By the thousands and over several generations, they were violently robbed of their languages, their memory, their vital emotional ties, their rich tangible and intangible heritage, their civilization and cultural traits, their freedom, their dignity, their identity and their pride.
See the graves, long kept hidden, of children disappeared from their parents, now coming to the surface like so many distant screams of distress and cries for help.
We stand in solidarity, holding to our hearts those who survived an ordeal of such harrowing magnitude that one can’t emerge unscathed, forever carrying the scars and the trauma.
Our thoughts also go out to the inconsolable relatives, forever burdened by the wound of grief and the pain of being denied the truth, the whole truth.

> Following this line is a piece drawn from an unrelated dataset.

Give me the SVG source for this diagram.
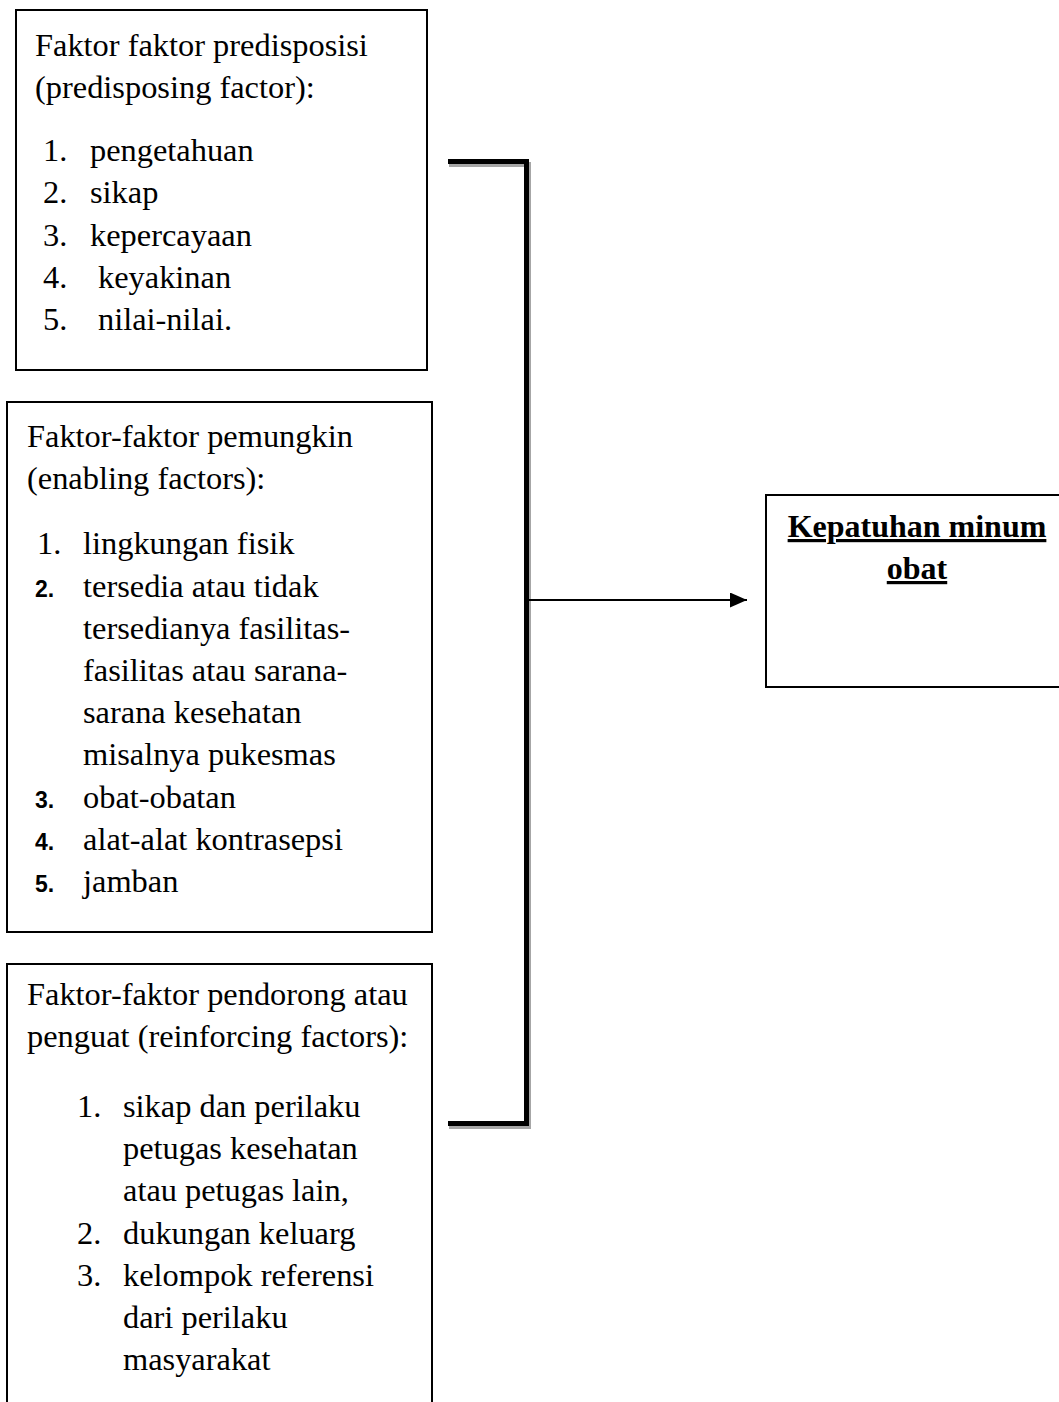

A National Holiday for Truth and Reconciliation on September 30 will not be enough. It should not obscure nor absolve, even ease our conscience. The day should be used for reflection, dialogue, sharing, awareness, education, and action. Conscientiously, collectively, we must engage fully in the truth-telling exercise. Additional investigations must also be conducted, those responsible, decision makers and executioners for the hecatomb identified, brought to tell the truth and admit to the misdeeds, to recognize the devastating impact of what was done, to be made legally accountable.
This history concerns us all, Indigenous and non-Indigenous. It shatters the trust we placed in the high institutions that became accomplices in the criminal abuse, lies, silence and negligence. It speaks to the general indifference that allowed such crimes to be committed, and to endure.
I want to honour the courage and perseverance of the Indigenous Arts Collective of Canada and its members, women of great merit working to safeguard the culture, the arts and the memory of the Aboriginal peoples of Canada, upholding their rights in the process.
The Michaëlle Jean Foundation is proud and honoured to stand by their side in this struggle, a struggle that we must wage with all our might.